Investing in eternity
Luke 16 v 1-9 “Jesus told his disciples: “There was a rich man whose manager was accused of wasting his possessions. 2 So he called him in and asked him, ‘What is this I hear about you? Give an account of your management, because you cannot be manager any longer.’ 3 “The manager said to himself, ‘What shall I do now? My master is taking away my job. I’m not strong enough to dig, and I’m ashamed to beg— 4 I know what I’ll do so that, when I lose my job here, people will welcome me into their houses.’ 5 “So he called in each one of his master’s debtors. He asked the first, ‘How much do you owe my master?’ 6 “‘Nine hundred gallons of olive oil,’ he replied. “The manager told him, ‘Take your bill, sit down quickly, and make it four hundred and fifty.’ 7 “Then he asked the second, ‘And how much do you owe?’ “‘A thousand bushels of wheat,’ he replied. “He told him, ‘Take your bill and make it eight hundred.’ 8 “The master commended the dishonest manager because he had acted shrewdly. For the people of this world are more shrewd in dealing with their own kind than are the people of the light. 9 I tell you, use worldly wealth to gain friends for yourselves, so that when it is gone, you will be welcomed into eternal dwellings.”

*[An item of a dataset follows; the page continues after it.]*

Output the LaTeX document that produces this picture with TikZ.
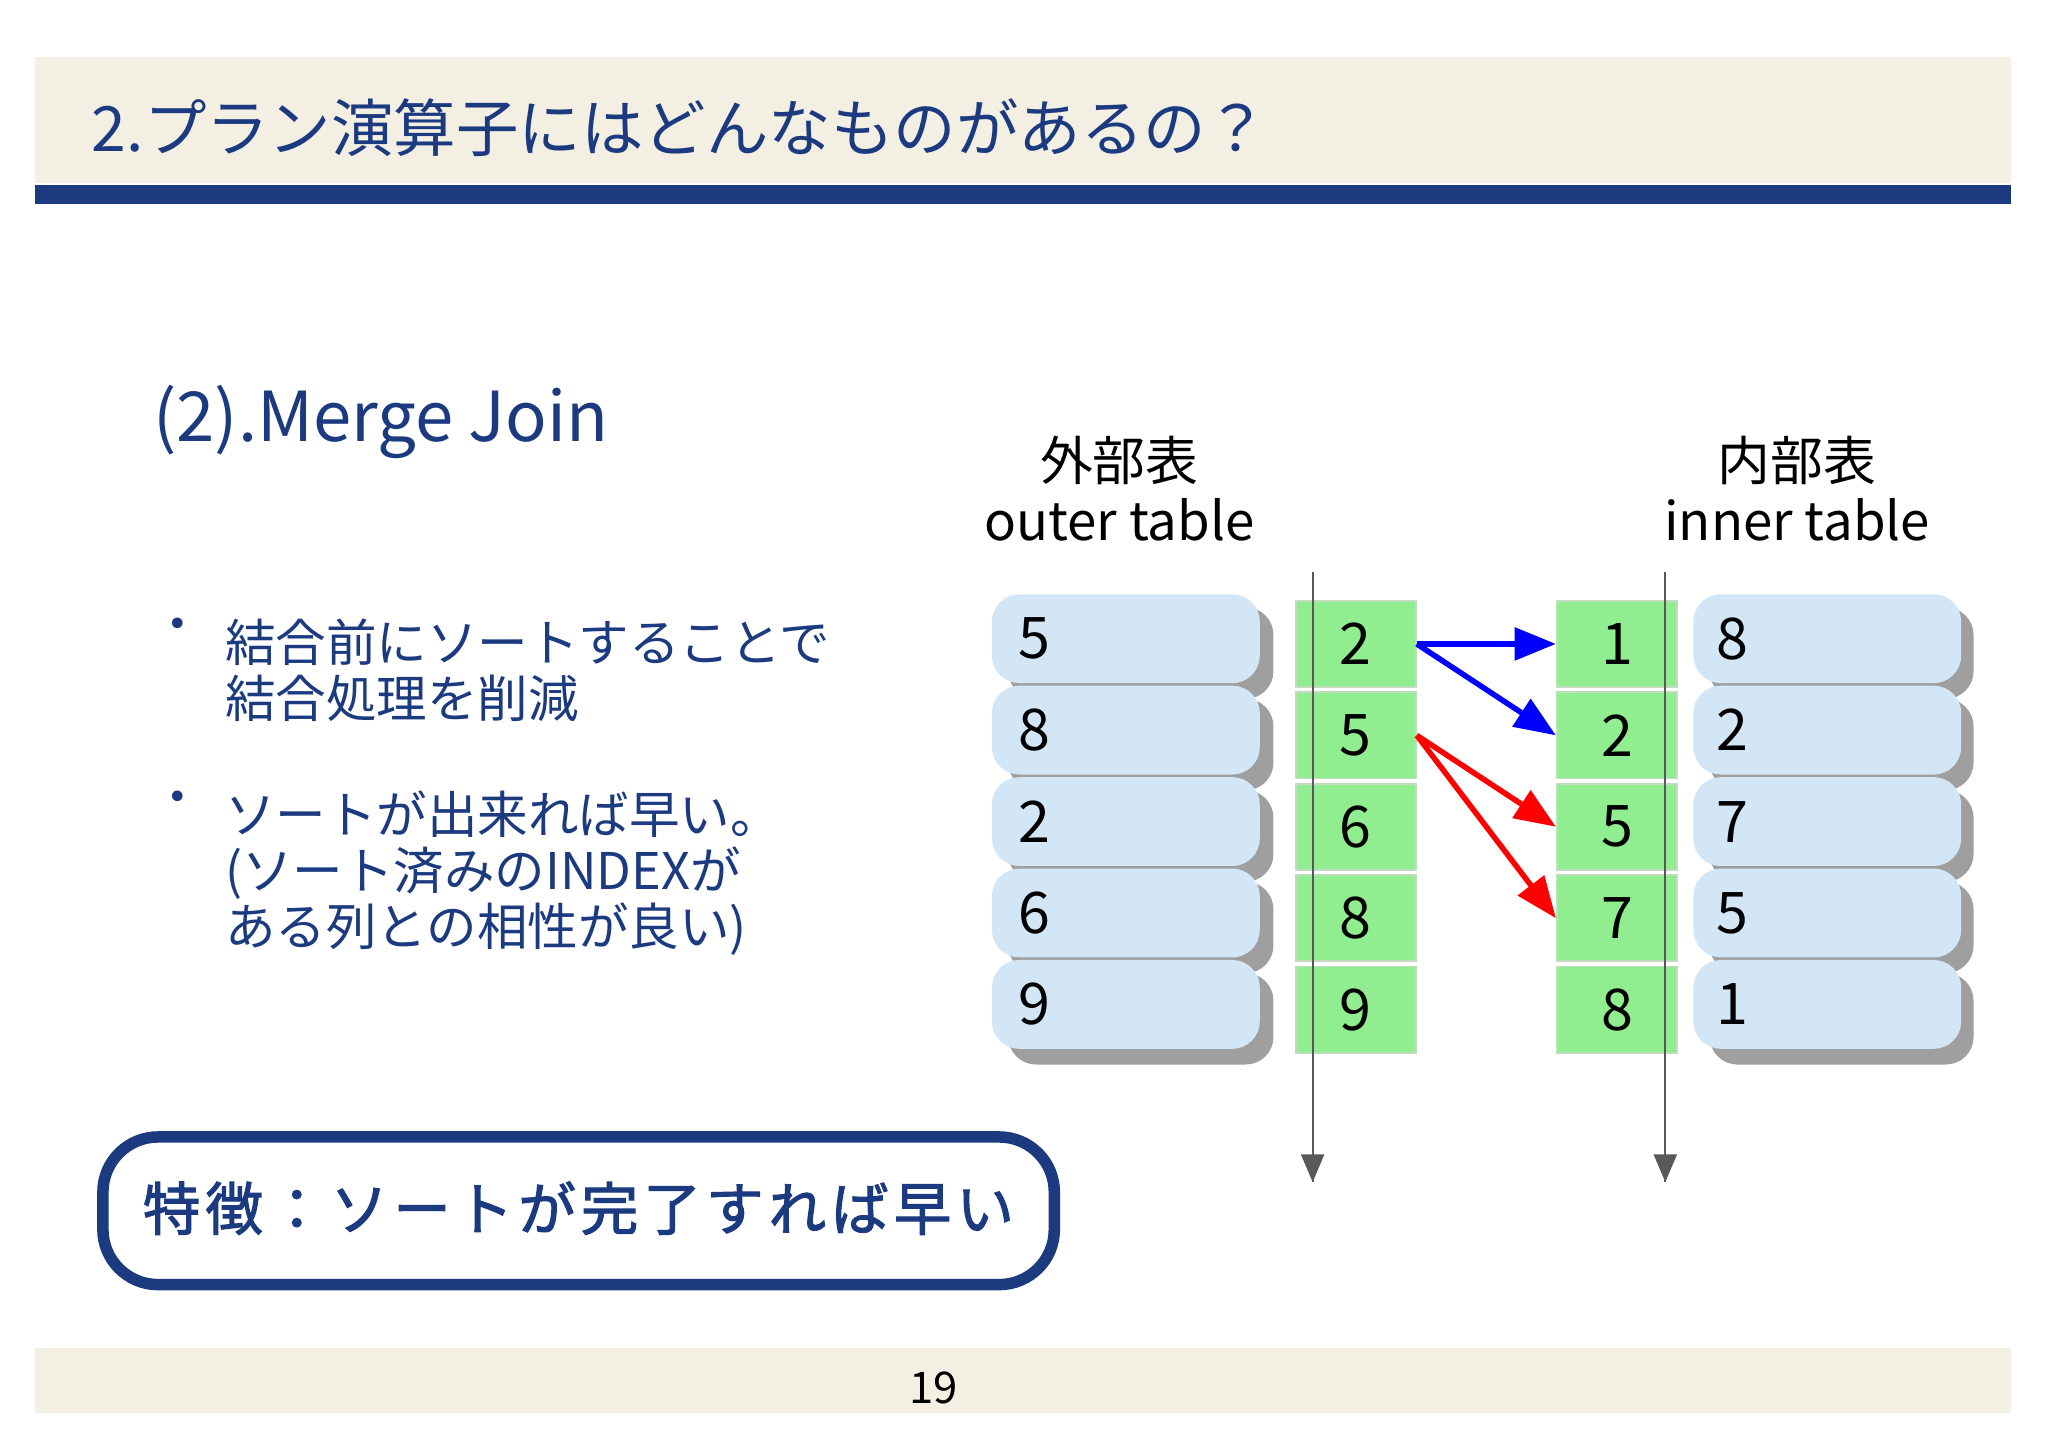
\documentclass[tikz,border=0pt]{standalone}
\usepackage{fontspec}
\setmainfont{Noto Sans CJK JP}
\newfontfamily\jpb[FakeBold=2,LetterSpace=9]{Noto Sans CJK JP}
\usetikzlibrary{arrows.meta,shadows}
\definecolor{navy}{HTML}{1B3A80}
\definecolor{band}{HTML}{F3EFE3}
\definecolor{lblue}{HTML}{D3E6F6}
\definecolor{lgreen}{HTML}{90EE90}
\tikzset{
 obox/.style={fill=lblue,rounded corners=6,minimum width=2.05cm,minimum height=0.68cm,draw=none},
 shad/.style={fill=gray!75,rounded corners=6},
 gbox/.style={fill=lgreen,draw=lgreen!70!black!40,minimum width=0.92cm,minimum height=0.66cm,font=\fontsize{12.5}{14}\selectfont},
 num/.style={font=\fontsize{12.5}{14}\selectfont,anchor=west},
 lbl/.style={font=\fontsize{11.5}{13}\selectfont,align=center},
 body/.style={font=\fontsize{11}{12.2}\selectfont,text=navy,anchor=north west,align=left},
 timeline/.style={draw=gray!70!black,line width=0.4pt,-{Triangle[length=6pt,width=5pt]}},
 barr/.style={draw=blue,line width=1.2pt,-{Triangle[length=9pt,width=7pt]}},
 rarr/.style={draw=red,line width=1.2pt,-{Triangle[length=9pt,width=7pt]}}
}
\begin{document}
\begin{tikzpicture}[x=0.01cm,y=-0.01cm]
\useasboundingbox (0,0) rectangle (1568,1108);
\fill[white] (0,0) rectangle (1568,1108);
\fill[band] (27,44) rectangle (1540,140);
\fill[navy] (27,142) rectangle (1540,156);
\node[anchor=west,text=navy,font=\fontsize{13.6}{15}\selectfont] (title) at (58,98) {2.プラン演算子にはどんなものがあるの？};
\fill[band] (27,1032) rectangle (1540,1082);
\node[font=\fontsize{9.5}{11}\selectfont] (page) at (715,1063) {19};
\node[anchor=west,text=navy,font=\fontsize{15}{17}\selectfont] (mj) at (105,323) {(2).Merge Join};
\node[body] (b1) at (104,461) {・};
\node[body] (t1) at (160,461) {結合前にソートすることで\\結合処理を削減};
\node[body] (b2) at (104,593) {・};
\node[body] (t2) at (160,593) {ソートが出来れば早い。\\(ソート済みのINDEXが\\ある列との相性が良い)};
\node[draw=navy,line width=2.5pt,rounded corners=12,minimum width=7.28cm,minimum height=1.13cm] (feat) at (443,927) {};
\node[anchor=west,text=navy,font=\jpb\fontsize{12.5}{14}\selectfont] (feattxt) at (97,925) {特徴：ソートが完了すれば早い};
\node[lbl] (ol) at (857,374) {外部表\\outer table};
\node[lbl] (il) at (1376,374) {内部表\\inner table};
\coordinate (la) at (1005,438); \coordinate (lb) at (1005,905);
\coordinate (ra) at (1275,438); \coordinate (rb) at (1275,905);
\draw[timeline] (la) -- (lb);
\draw[timeline] (ra) -- (rb);
\foreach \v/\y [count=\i] in {5/489,8/559,2/629,6/699,9/769}{
 \fill[shad] (772,\y-24) rectangle (975,\y+46);
 \node[obox] (o\i) at (862,\y) {};
 \node[num] at (767,\y) {\v};
}
\foreach \v/\y [count=\i] in {8/489,2/559,7/629,5/699,1/769}{
 \fill[shad] (1309,\y-24) rectangle (1511,\y+46);
 \node[obox] (ib\i) at (1399,\y) {};
 \node[num] at (1302,\y) {\v};
}
\foreach \v/\y [count=\i] in {2/493,5/563,6/633,8/703,9/773}{
 \node[gbox] (g\i) at (1038,\y) {\v};
}
\foreach \v/\y [count=\i] in {1/493,2/563,5/633,7/703,8/773}{
 \node[gbox] (h\i) at (1238,\y) {\v};
}
\draw[timeline,-] (la) -- (lb);
\draw[timeline,-] (ra) -- (rb);
\draw[barr] (g1.east) -- (h1.west);
\draw[barr] (g1.east) -- (h2.west);
\draw[rarr] (g2.east) -- (h3.west);
\draw[rarr] (g2.east) -- (h4.west);
\end{tikzpicture}
\end{document}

In an unusual parable Jesus addresses his disciples and instructs them not to be dishonest. That is not what he is praising but the shrewdness. This manager was clever.

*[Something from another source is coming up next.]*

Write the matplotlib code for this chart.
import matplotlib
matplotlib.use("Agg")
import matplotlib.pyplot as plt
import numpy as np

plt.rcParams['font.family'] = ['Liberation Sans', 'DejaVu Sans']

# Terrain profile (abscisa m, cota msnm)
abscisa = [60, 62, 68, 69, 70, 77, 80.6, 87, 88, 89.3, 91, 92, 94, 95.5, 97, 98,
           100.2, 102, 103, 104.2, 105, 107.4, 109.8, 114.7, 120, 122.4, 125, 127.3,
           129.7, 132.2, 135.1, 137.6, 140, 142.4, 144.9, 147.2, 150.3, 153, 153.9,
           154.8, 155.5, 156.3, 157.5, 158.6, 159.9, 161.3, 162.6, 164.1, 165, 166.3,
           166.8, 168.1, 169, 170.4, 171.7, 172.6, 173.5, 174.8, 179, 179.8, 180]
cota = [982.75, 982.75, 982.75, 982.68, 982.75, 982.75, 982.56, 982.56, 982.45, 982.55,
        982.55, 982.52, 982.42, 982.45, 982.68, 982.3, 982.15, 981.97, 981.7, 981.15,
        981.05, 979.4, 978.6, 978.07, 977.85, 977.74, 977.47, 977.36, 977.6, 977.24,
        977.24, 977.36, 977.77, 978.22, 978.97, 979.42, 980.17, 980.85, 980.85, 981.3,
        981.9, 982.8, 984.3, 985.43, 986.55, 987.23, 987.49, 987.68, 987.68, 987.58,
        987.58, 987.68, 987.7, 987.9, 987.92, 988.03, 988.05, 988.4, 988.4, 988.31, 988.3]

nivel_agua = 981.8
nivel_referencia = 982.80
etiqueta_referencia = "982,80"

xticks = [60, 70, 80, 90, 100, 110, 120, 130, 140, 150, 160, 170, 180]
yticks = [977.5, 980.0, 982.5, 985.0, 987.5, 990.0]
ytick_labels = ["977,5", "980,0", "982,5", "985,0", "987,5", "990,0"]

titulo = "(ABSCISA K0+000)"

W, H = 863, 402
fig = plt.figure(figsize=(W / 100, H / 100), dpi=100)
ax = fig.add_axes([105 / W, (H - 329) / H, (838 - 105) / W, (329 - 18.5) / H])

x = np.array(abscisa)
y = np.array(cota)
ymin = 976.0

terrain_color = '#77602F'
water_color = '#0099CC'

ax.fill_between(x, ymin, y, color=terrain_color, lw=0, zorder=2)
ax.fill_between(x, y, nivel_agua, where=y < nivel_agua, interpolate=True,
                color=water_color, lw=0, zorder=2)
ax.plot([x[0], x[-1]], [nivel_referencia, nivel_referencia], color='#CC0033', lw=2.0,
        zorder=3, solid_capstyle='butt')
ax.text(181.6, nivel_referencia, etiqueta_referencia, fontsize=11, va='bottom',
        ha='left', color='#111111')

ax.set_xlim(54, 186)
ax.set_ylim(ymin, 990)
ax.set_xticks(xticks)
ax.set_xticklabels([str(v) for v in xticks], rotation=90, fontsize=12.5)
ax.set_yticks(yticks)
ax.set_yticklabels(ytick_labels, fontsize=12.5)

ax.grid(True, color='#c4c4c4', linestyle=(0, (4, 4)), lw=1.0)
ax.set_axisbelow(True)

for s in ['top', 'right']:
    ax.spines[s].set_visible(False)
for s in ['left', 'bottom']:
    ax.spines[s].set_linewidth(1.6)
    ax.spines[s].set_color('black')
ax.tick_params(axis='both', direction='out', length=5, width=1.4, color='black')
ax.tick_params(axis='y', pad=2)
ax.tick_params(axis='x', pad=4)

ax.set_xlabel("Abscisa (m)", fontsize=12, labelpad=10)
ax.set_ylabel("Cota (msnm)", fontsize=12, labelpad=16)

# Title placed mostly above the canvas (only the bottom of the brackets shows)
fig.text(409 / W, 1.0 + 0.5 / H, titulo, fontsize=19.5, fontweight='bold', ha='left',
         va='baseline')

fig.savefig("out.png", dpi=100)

I tell you … this is what he is getting at:
One day we will have to give an account for the money and assets that we have gained in this life.

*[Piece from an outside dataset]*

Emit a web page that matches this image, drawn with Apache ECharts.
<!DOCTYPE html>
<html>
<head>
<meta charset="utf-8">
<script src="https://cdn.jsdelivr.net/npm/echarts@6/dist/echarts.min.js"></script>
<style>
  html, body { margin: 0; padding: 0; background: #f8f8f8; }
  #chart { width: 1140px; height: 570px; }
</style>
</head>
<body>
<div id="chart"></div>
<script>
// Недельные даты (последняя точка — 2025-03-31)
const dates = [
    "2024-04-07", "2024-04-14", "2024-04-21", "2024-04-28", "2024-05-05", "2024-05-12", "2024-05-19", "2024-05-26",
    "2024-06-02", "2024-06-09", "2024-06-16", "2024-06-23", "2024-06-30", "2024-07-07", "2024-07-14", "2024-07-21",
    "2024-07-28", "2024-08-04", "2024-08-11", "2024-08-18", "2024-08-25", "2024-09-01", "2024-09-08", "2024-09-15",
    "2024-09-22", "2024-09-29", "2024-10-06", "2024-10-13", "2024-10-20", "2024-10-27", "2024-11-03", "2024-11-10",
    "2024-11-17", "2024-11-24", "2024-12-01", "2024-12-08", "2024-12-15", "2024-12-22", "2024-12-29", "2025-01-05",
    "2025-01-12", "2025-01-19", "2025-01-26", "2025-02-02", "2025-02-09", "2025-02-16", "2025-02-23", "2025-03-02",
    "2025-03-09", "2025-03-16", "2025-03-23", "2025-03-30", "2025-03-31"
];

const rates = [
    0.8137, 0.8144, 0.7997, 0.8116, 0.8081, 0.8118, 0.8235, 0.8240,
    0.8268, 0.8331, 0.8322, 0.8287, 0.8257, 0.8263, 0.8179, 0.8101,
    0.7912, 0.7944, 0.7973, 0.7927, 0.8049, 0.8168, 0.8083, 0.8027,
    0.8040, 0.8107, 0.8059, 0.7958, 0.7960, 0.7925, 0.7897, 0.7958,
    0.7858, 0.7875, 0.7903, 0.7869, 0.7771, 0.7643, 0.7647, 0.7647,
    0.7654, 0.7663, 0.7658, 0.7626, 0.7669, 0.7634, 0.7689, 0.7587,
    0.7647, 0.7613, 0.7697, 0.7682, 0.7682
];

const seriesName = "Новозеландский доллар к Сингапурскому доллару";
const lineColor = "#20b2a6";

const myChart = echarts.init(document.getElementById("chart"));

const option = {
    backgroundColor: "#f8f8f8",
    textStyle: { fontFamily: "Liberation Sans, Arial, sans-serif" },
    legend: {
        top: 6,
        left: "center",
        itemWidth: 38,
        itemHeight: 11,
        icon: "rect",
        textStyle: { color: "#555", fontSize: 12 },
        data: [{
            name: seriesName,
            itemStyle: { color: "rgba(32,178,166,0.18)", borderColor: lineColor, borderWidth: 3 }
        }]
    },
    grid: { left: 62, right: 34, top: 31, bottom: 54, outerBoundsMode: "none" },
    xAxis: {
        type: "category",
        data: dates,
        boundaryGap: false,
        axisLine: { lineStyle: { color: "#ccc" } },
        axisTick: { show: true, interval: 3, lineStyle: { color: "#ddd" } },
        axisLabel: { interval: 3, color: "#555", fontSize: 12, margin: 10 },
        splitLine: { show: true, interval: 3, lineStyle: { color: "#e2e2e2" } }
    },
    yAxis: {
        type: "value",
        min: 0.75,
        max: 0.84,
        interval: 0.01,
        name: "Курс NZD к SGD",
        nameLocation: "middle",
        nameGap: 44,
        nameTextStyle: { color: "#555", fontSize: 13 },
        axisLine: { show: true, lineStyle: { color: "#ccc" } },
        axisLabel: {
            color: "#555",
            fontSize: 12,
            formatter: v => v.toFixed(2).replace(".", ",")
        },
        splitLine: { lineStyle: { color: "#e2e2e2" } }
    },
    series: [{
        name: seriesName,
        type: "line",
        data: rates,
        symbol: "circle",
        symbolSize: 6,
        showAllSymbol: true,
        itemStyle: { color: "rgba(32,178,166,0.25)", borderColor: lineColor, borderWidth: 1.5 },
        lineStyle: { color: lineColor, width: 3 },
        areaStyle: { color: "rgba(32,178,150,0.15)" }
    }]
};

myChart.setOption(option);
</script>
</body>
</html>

Just as the manager gained himself a future by taking care of the present of people’s lives (their debts) so also we should invest in others for our own eternal good.
People are always more important than possessions.
If we use our money to alleviate suffering and influence lives, then those lives will welcome us home.
Let us live our earthly lives in the light of our eternal home.